Project Jupyter is a community of open-source developers, scientists, educators, and data scientists. Its goal is to build open-source tools and create a community that facilitates scientific research, reproducible and open workflows, education, computational narratives, and data analytics. Jupyter supports over 100 programming languages, and connects data analytics tools across a range of disciplines and communities. In 2001, Fernando Pérez (current BIDS Faculty Director) started IPython, one of the foundational tools for analyzing large amounts of data in a transparent and collaborative way, which has now evolved into Project Jupyter.
In March 2024, Project Jupyter received a special award from the White House Office of Science and Technology Policy (OSTP).
There are several core projects of Jupyter that the Berkeley Institute for Data Science supports:
JupyterHub provides remote access to Jupyter servers on shared infrastructure, with the goal of making high-powered computational environments and resources more accessible to students, researchers, and collaborators. JupyterHub runs in the cloud or on your own hardware, and makes it possible to serve a pre-configured data science environment to any user in the world.

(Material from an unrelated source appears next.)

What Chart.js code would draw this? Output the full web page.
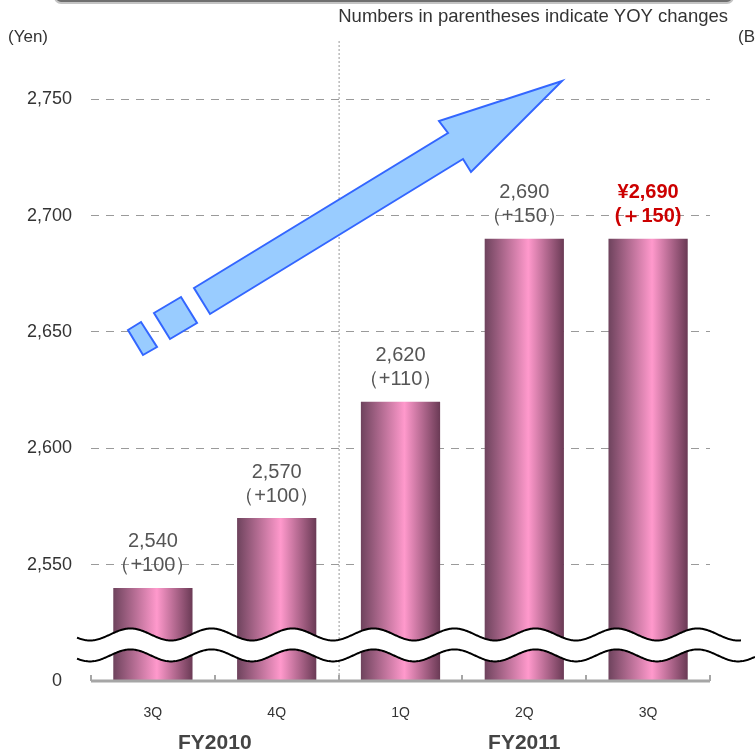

It is used in education and large-scale courses as well as in collaborative and massively-open data analytics projects.
Jupyter’s next-generation interface, JupyterLab empowers data scientists to compose the interface that suits their needs. It is a flexible and extensible user interface meant to support the diversity of workflows in data science. JupyterLab runs via the same Jupyter server as the traditional Notebook interface, which allows it to be accessed remotely on shared infrastructure (for example, via a JupyterHub).
Jupyter Notebooks are a web-based interactive computing platform and open document format that allows users to author computational narratives that combine live code, equations, narrative text, interactive user interfaces, and other rich media. The Jupyter Notebook enables the collaborative creation of reproducible computational narratives that can be used across a wide range of audiences and contexts, and can be used in any data science workflow.
Binder allows users to create sharable, interactive, reproducible coding environments from materials that they put in online repositories like GitHub. Binder’s goal is to lower the barrier to sharing your scientific work, distributing educational materials, and communicating your work in an interactive fashion. It’s both free and open-source technology that others can deploy in the cloud, as well as a public service that hosts nearly 7,000 daily sessions at mybinder.org.